Let's say that I want to prove that the function $$f(x)=\left\{\begin{array}{cc} e^{-\frac{1}{x^2}} & x\neq 0 \\ 0 & x=0 \end{array}\right.$$ is $C^\infty$. I did it using calculation by induction of $f^{(n)}(x)$ and then showed that the $n^{th}$ derivative has a limit at the origin which is zero.
But then again, since we know that the $n^{th}$ derivative at $x=0$ will be zero, is it enough to show that $$f(x)-\overset{=0}{T_n(x)}=o(x^n)$$ for all $n\in\mathbb{N}$? Because then I can just show $$\lim_{x\to 0}\frac{f(x)}{x^n}=0$$ And then we will be done. But is it justified?

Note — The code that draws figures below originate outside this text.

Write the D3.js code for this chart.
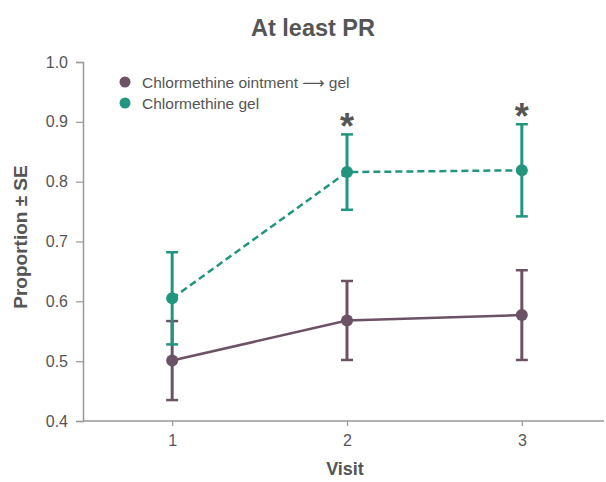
<!DOCTYPE html>
<html lang="en">
<head>
<meta charset="UTF-8">
<title>At least PR</title>
<script src="https://d3js.org/d3.v7.min.js"></script>
<style>
  body { margin: 0; background: #fff; }
  text { font-family: "Liberation Sans", Arial, "DejaVu Sans", sans-serif; fill: #555; }
</style>
</head>
<body>
<script>
var visits = [1, 2, 3];
var seriesNames = ['Chlormethine ointment \u27f6 gel', 'Chlormethine gel'];
var ointmentMean = [0.501, 0.568, 0.577];
var ointmentSE = [0.066, 0.066, 0.075];
var gelMean = [0.605, 0.816, 0.819];
var gelSE = [0.077, 0.063, 0.077];
var significant = [false, true, true]; // asterisk over gel bar
var yTicks = [0.4, 0.5, 0.6, 0.7, 0.8, 0.9, 1.0];

var width = 606, height = 482;
var colors = ['#6b5264', '#22957e'];

var svg = d3.select('body').append('svg')
    .attr('width', width)
    .attr('height', height);

var x = d3.scaleLinear().domain([0.49, 3.47]).range([83, 604]);
var y = d3.scaleLinear().domain([0.4, 1.0]).range([421, 62]);

// axes
var xAxis = svg.append('g')
    .attr('transform', 'translate(0,421)')
    .call(d3.axisBottom(x).tickValues(visits).tickFormat(d3.format('d')).tickSize(5).tickPadding(9));
var yAxis = svg.append('g')
    .attr('transform', 'translate(83,0)')
    .call(d3.axisLeft(y).tickValues(yTicks).tickFormat(d3.format('.1f')).tickSize(7).tickPadding(8));

[xAxis, yAxis].forEach(function(a) {
    a.select('.domain').attr('stroke', '#999').attr('stroke-width', 1.5);
    a.selectAll('.tick line').attr('stroke', '#999').attr('stroke-width', 1.2);
    a.selectAll('.tick text').style('font-size', '16px');
});
xAxis.select('.domain').attr('d', 'M83,0H604');

// titles
svg.append('text')
    .attr('x', 313).attr('y', 36)
    .attr('text-anchor', 'middle')
    .style('font-size', '23.5px').style('font-weight', 'bold')
    .text('At least PR');

svg.append('text')
    .attr('x', 345).attr('y', 475)
    .attr('text-anchor', 'middle')
    .style('font-size', '18px').style('font-weight', 'bold')
    .text('Visit');

svg.append('text')
    .attr('transform', 'translate(27,237) rotate(-90)')
    .attr('text-anchor', 'middle')
    .style('font-size', '19px').style('font-weight', 'bold')
    .text('Proportion \u00b1 SE');

// series
var series = [
    { name: seriesNames[0], mean: ointmentMean, se: ointmentSE, color: colors[0], dash: null },
    { name: seriesNames[1], mean: gelMean, se: gelSE, color: colors[1], dash: '7,4' }
];

var line = d3.line()
    .x(function(d, i) { return x(visits[i]); })
    .y(function(d) { return y(d); });

series.forEach(function(s) {
    var g = svg.append('g');
    var pts = s.mean.map(function(m, i) { return { v: visits[i], m: m, se: s.se[i] }; });

    g.append('path')
        .datum(s.mean)
        .attr('d', line)
        .attr('fill', 'none')
        .attr('stroke', s.color)
        .attr('stroke-width', 2.5)
        .attr('stroke-dasharray', s.dash);

    g.selectAll('line.err').data(pts).enter().append('line')
        .attr('class', 'err')
        .attr('x1', function(d) { return x(d.v); })
        .attr('x2', function(d) { return x(d.v); })
        .attr('y1', function(d) { return y(d.m - d.se); })
        .attr('y2', function(d) { return y(d.m + d.se); })
        .attr('stroke', s.color).attr('stroke-width', 3);

    [-1, 1].forEach(function(sign, k) {
        g.selectAll('line.cap' + k).data(pts).enter().append('line')
            .attr('class', 'cap' + k)
            .attr('x1', function(d) { return x(d.v) - 6; })
            .attr('x2', function(d) { return x(d.v) + 6; })
            .attr('y1', function(d) { return y(d.m + sign * d.se); })
            .attr('y2', function(d) { return y(d.m + sign * d.se); })
            .attr('stroke', s.color).attr('stroke-width', 2.5);
    });

    g.selectAll('circle').data(pts).enter().append('circle')
        .attr('cx', function(d) { return x(d.v); })
        .attr('cy', function(d) { return y(d.m); })
        .attr('r', 6)
        .attr('fill', s.color);
});

// significance asterisks
svg.selectAll('text.star').data(visits.filter(function(v, i) { return significant[i]; }))
    .enter().append('text')
    .attr('class', 'star')
    .attr('x', function(d) { return x(d); })
    .attr('y', function(d) { var i = visits.indexOf(d); return y(gelMean[i] + gelSE[i]) + 5; })
    .attr('text-anchor', 'middle')
    .style('font-size', '36px').style('font-weight', 'bold')
    .text('*');

// legend
var legend = svg.append('g').attr('transform', 'translate(125,82)');
series.forEach(function(s, i) {
    legend.append('circle').attr('cx', 0).attr('cy', i * 21).attr('r', 5.5).attr('fill', s.color);
    legend.append('text').attr('x', 17).attr('y', i * 21 + 5.5)
        .style('font-size', '15.5px')
        .text(s.name);
});
</script>
</body>
</html>
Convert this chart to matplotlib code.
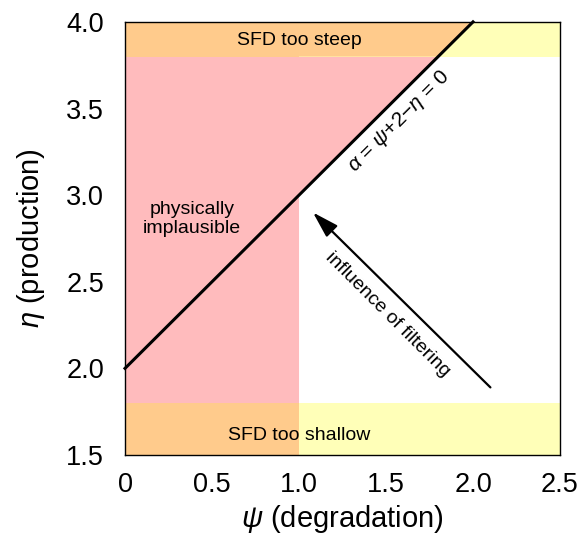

To put it in other words: if some function $f(x)$ has some polynomial $T_n(x)$ for which $$\lim_{x\to 0}\frac{f(x)-T_n(x)}{x^n}=0,$$ does that imply that $f$ is $C^n$ at some neighborhood of $x=0$?
No: assuming that your original function $f$ is smooth, if $q(x)$ is the indicator function of the rationals, $f(x)q(x)=o(x^n)$ for each $n \geq 0$ as $x$ goes to $0$. Yet it is not even $\mathscr{C}^1$ on a neighborhood of $0$.